>> START Materials provided

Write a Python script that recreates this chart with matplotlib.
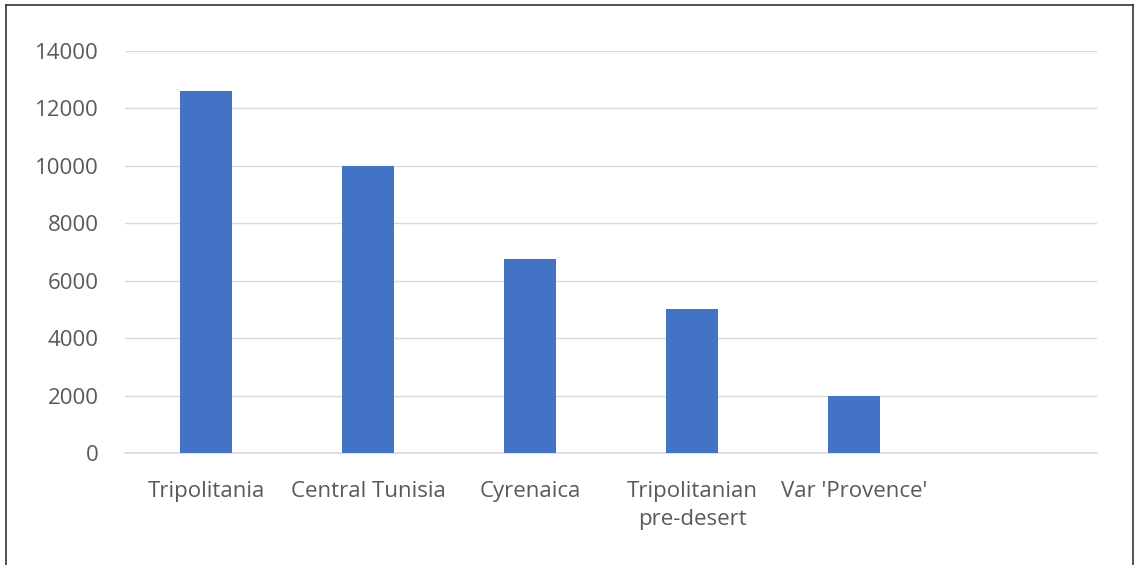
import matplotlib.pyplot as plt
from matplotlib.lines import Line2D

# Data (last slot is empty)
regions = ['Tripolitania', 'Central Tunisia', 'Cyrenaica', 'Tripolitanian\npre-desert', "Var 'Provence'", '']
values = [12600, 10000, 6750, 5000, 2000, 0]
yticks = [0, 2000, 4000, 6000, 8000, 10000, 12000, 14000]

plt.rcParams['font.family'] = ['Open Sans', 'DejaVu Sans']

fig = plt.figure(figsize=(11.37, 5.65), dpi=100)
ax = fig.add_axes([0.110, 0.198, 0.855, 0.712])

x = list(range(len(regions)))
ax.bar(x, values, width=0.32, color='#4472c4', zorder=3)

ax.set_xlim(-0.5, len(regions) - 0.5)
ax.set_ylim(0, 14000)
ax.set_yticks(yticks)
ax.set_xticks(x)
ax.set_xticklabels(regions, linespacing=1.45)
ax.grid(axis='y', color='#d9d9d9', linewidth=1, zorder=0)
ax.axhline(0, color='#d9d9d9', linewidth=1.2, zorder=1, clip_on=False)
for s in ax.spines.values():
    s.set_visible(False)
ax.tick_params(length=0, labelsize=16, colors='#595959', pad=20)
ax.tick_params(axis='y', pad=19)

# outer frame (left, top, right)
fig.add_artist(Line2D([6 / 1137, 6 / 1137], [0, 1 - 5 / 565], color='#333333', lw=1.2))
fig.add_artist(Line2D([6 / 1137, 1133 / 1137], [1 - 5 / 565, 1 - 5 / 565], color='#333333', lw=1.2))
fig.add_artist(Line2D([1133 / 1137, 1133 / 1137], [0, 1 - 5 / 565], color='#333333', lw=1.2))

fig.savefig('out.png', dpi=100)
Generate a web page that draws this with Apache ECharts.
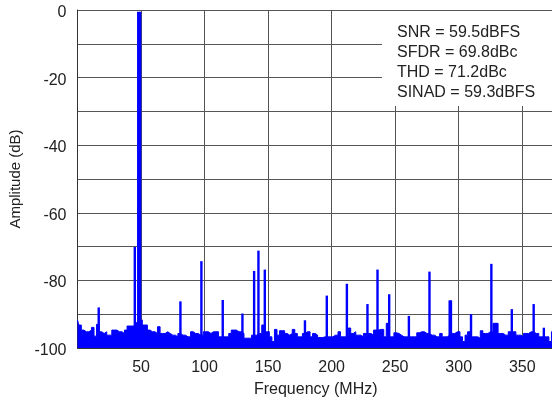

>> END Materials provided

**Set problem:** Everything from the first line of the records through the line containing "ax.bar(x, values, width=0.32, color='#4472c4', zorder=3)" should be reproduced exactly, apart from the pictures.

**In response:**
Write a Python script that recreates this chart with matplotlib.
import matplotlib.pyplot as plt
from matplotlib.lines import Line2D

# Data (last slot is empty)
regions = ['Tripolitania', 'Central Tunisia', 'Cyrenaica', 'Tripolitanian\npre-desert', "Var 'Provence'", '']
values = [12600, 10000, 6750, 5000, 2000, 0]
yticks = [0, 2000, 4000, 6000, 8000, 10000, 12000, 14000]

plt.rcParams['font.family'] = ['Open Sans', 'DejaVu Sans']

fig = plt.figure(figsize=(11.37, 5.65), dpi=100)
ax = fig.add_axes([0.110, 0.198, 0.855, 0.712])

x = list(range(len(regions)))
ax.bar(x, values, width=0.32, color='#4472c4', zorder=3)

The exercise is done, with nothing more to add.